__The exercise__: Of the lines in the listing below, how many hold "page"? Answer with the number only.

__Records for the task__:
▼
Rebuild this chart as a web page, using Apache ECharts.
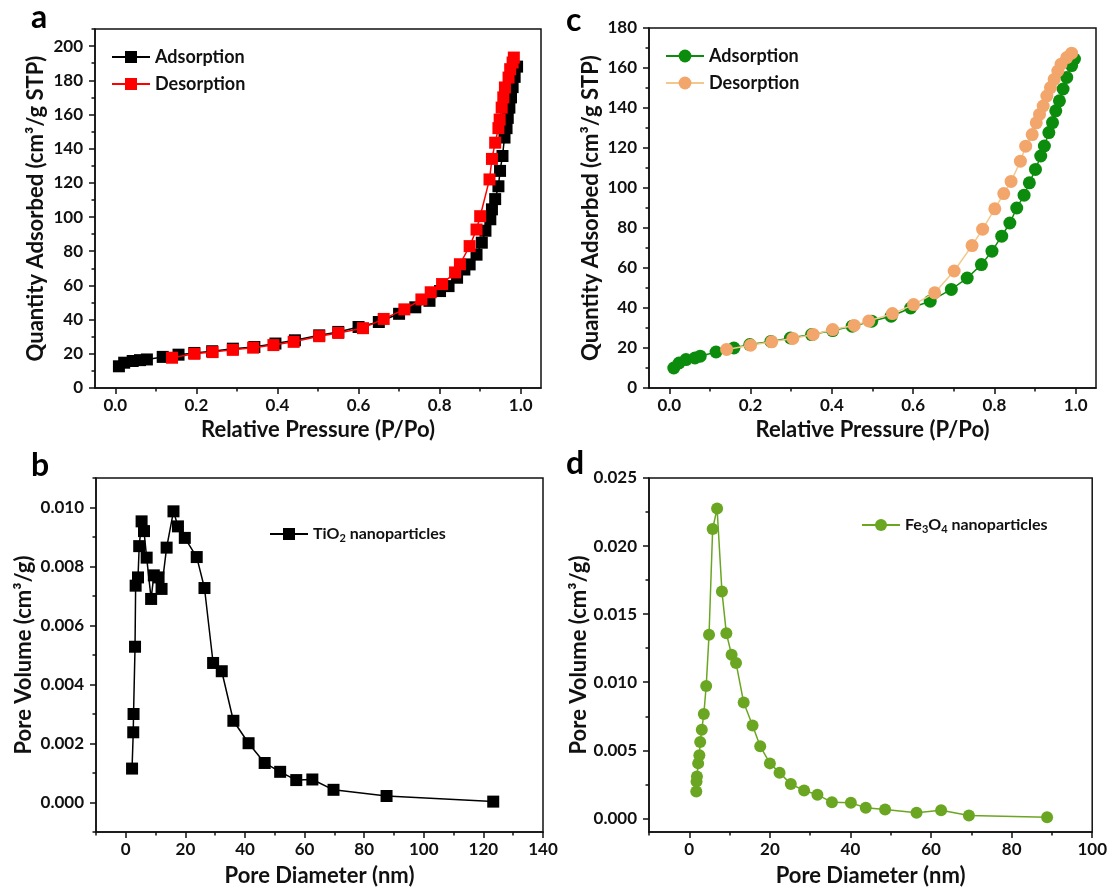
▲
▼
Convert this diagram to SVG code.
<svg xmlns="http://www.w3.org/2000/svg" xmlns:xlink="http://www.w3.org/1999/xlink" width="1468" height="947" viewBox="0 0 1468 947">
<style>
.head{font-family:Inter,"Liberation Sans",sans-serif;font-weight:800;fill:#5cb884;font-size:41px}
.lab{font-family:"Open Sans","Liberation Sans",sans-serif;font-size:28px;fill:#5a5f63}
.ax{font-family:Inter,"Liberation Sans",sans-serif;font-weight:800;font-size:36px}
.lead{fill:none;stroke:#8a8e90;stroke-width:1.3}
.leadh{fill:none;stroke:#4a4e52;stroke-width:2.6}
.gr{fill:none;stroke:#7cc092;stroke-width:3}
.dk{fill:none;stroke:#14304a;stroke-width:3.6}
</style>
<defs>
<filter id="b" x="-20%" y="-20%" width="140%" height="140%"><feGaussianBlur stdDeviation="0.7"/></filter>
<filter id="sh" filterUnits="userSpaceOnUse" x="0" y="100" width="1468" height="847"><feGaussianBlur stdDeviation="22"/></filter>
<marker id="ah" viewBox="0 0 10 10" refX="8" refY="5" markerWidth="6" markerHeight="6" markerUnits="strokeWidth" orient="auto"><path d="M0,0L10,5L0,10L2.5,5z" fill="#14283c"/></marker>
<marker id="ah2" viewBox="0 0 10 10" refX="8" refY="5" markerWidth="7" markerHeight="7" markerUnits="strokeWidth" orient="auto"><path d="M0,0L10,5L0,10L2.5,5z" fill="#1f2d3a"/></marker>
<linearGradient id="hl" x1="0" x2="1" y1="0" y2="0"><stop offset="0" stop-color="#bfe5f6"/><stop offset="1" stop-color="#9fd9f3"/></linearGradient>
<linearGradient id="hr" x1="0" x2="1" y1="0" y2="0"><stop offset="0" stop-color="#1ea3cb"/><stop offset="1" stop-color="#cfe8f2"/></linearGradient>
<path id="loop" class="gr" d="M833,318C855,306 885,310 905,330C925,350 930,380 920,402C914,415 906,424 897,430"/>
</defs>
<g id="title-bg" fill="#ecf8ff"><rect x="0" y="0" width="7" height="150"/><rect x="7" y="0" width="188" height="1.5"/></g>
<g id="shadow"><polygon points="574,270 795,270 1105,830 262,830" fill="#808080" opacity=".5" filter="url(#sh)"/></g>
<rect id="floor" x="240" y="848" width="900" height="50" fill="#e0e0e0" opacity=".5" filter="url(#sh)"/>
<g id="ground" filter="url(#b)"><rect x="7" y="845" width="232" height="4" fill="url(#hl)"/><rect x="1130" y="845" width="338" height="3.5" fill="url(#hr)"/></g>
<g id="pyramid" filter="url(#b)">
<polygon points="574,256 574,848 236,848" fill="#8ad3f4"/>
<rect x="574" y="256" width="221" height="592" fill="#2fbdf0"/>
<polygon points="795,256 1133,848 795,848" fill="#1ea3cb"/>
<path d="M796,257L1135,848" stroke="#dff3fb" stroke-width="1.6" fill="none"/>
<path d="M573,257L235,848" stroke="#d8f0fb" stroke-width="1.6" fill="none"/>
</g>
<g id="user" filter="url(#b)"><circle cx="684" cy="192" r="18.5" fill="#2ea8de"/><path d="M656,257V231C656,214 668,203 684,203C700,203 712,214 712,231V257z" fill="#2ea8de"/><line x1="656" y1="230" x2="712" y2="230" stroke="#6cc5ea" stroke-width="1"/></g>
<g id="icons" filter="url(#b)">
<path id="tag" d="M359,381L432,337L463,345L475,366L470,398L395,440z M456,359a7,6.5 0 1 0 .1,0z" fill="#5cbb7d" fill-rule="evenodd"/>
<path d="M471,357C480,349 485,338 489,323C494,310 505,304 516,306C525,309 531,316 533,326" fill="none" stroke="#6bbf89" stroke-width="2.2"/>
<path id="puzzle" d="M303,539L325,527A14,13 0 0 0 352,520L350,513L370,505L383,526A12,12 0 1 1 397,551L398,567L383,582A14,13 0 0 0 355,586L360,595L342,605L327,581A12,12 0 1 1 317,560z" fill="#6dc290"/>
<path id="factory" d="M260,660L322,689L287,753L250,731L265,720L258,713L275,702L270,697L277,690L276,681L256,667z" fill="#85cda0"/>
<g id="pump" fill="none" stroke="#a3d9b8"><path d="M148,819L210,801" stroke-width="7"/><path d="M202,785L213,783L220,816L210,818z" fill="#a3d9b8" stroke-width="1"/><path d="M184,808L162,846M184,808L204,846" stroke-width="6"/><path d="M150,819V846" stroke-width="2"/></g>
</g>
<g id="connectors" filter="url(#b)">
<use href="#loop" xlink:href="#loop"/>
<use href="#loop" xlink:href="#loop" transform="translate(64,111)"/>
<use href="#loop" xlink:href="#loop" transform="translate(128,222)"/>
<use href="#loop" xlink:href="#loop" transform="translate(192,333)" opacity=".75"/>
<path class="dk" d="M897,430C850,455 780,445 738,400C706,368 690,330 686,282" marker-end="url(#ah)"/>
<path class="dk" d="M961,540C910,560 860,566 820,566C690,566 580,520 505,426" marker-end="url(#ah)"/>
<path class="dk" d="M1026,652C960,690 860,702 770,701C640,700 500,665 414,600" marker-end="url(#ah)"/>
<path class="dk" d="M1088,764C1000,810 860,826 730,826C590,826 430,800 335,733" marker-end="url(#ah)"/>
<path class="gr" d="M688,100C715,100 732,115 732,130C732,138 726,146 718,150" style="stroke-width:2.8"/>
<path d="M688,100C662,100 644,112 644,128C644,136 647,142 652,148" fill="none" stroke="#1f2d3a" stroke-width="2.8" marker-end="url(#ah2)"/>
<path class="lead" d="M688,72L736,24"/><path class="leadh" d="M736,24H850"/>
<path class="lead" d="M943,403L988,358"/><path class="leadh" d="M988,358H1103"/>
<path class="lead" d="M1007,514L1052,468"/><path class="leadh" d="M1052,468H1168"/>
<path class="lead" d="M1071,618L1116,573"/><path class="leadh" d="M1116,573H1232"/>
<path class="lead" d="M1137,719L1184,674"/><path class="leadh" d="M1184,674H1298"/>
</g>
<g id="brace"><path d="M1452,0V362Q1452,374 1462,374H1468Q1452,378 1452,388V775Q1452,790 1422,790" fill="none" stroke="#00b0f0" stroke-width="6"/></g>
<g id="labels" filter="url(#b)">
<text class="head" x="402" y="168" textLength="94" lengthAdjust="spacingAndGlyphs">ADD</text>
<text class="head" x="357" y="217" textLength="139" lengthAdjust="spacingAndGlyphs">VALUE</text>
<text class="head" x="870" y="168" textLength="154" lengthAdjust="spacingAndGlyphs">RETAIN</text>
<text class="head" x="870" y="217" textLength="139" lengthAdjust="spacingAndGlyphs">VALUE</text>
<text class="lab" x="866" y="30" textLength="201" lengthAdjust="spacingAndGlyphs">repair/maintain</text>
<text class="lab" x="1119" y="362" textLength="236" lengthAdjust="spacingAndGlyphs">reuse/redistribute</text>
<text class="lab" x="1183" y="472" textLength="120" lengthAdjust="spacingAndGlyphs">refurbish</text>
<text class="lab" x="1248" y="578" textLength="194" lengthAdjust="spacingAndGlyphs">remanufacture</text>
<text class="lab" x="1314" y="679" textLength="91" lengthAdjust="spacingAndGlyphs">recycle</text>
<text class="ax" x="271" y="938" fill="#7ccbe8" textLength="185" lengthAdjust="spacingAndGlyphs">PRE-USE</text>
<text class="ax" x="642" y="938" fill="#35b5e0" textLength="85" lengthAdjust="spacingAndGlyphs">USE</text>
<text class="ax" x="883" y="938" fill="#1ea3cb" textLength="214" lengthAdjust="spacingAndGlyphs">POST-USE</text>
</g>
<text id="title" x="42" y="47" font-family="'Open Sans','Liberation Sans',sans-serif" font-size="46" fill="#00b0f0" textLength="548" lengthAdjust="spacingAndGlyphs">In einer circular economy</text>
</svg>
▲
▼
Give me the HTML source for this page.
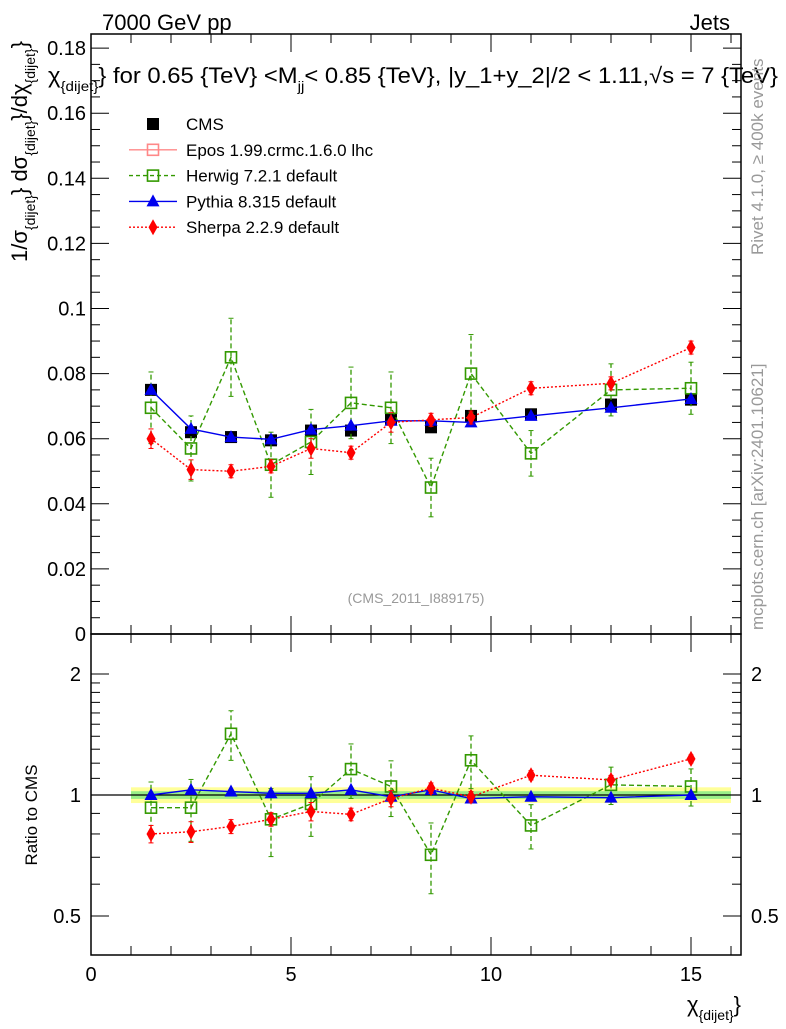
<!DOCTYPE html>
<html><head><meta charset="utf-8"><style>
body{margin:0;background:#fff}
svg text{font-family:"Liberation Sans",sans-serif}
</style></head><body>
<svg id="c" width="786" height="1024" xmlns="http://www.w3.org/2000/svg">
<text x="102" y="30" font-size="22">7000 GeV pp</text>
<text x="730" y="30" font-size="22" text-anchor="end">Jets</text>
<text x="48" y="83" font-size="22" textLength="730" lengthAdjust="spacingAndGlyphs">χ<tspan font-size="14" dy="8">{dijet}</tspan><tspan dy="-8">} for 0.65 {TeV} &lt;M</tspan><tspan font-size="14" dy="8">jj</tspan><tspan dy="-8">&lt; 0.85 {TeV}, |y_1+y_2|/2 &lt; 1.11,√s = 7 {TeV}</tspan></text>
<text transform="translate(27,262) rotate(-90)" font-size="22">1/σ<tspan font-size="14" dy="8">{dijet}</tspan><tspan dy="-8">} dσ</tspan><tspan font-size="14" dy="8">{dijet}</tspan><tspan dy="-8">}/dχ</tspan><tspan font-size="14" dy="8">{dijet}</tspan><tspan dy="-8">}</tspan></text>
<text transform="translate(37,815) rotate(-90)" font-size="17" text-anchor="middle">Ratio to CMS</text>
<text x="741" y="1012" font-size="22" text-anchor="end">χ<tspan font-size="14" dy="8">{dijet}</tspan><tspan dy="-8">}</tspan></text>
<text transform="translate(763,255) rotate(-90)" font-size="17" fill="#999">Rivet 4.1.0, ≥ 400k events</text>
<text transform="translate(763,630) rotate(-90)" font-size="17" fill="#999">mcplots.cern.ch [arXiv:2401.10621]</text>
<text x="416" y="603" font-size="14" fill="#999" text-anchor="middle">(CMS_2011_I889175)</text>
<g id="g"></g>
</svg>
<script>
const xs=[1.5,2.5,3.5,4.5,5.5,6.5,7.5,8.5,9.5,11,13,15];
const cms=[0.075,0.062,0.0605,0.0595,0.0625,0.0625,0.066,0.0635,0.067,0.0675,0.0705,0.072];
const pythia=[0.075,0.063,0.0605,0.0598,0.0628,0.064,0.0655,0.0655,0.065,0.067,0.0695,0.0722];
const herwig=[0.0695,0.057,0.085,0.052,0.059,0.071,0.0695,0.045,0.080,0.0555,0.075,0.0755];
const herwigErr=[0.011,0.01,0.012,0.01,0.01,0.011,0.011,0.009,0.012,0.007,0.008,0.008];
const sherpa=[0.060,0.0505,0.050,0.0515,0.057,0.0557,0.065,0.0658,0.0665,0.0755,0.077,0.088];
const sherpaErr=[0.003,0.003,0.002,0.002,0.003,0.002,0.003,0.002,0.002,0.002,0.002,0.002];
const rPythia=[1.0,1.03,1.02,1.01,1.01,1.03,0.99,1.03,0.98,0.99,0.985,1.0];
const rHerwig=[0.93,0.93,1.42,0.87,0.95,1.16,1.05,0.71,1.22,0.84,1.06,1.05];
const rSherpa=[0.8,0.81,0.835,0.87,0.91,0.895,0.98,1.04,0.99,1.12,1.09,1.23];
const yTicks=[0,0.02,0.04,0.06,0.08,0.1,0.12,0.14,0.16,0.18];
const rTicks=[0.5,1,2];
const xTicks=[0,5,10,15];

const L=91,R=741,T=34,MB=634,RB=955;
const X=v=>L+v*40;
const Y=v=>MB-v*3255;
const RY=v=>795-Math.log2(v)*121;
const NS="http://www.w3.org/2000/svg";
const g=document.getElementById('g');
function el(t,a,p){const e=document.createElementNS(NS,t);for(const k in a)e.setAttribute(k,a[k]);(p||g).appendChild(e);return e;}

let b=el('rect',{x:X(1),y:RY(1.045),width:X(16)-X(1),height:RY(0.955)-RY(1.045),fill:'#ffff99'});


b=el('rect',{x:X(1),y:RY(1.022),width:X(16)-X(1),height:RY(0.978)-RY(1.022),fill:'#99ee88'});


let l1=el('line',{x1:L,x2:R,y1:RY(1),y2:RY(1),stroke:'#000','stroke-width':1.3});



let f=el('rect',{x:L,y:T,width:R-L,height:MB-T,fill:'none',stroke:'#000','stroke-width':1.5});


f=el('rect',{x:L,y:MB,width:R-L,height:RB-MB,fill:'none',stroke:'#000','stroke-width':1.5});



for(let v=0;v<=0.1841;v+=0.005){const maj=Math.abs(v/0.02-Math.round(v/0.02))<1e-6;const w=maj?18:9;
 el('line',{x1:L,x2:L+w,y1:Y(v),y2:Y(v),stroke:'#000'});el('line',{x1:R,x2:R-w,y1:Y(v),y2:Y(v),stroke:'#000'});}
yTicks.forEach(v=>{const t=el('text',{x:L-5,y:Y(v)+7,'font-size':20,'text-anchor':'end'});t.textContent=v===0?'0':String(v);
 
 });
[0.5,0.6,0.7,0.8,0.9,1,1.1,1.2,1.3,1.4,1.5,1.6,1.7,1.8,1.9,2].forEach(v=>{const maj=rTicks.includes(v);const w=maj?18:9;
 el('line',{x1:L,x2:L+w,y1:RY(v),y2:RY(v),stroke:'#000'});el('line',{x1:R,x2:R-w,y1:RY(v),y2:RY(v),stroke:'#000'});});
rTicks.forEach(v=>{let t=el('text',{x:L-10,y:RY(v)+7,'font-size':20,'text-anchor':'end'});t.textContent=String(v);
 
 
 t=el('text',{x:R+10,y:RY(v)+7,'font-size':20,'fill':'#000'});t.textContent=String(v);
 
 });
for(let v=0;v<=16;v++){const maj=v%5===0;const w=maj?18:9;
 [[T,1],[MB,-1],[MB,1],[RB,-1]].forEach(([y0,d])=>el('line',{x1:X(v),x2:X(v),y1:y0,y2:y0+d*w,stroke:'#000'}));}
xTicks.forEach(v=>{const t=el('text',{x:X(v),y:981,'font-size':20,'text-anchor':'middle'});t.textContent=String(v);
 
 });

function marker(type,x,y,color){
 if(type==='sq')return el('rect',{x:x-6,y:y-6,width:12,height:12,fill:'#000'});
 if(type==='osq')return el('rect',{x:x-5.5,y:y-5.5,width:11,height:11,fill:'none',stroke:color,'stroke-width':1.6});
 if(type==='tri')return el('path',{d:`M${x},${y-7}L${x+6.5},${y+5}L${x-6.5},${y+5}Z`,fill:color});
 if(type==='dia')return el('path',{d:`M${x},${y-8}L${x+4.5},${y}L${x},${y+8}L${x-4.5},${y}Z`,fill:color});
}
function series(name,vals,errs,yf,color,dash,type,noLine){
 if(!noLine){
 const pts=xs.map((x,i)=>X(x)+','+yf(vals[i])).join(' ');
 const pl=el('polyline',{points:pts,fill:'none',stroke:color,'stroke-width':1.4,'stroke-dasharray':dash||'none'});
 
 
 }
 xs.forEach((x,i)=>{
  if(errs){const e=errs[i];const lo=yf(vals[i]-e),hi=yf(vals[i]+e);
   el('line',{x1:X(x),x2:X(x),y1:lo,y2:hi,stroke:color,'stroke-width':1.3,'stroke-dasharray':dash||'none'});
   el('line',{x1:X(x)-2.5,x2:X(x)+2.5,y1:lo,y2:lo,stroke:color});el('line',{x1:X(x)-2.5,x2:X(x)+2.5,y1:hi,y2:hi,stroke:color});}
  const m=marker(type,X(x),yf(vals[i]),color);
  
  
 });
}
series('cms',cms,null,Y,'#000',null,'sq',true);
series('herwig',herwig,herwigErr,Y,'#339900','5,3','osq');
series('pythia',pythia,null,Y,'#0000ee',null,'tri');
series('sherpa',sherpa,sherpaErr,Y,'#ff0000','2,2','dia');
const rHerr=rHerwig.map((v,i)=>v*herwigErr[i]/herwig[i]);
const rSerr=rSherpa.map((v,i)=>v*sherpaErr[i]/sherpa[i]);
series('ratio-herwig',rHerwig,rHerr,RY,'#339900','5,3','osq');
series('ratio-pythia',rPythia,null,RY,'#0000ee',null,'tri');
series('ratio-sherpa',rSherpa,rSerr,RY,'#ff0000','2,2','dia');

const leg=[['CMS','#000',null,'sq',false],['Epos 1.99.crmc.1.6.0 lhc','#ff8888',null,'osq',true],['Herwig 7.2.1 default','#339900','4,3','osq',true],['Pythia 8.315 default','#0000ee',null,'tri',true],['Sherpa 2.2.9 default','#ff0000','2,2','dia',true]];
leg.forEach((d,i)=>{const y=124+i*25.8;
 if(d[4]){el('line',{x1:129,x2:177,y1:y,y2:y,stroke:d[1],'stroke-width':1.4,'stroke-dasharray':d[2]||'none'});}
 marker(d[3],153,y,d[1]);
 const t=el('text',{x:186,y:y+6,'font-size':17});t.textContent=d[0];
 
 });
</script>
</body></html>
▲
__Response to this exercise__: 2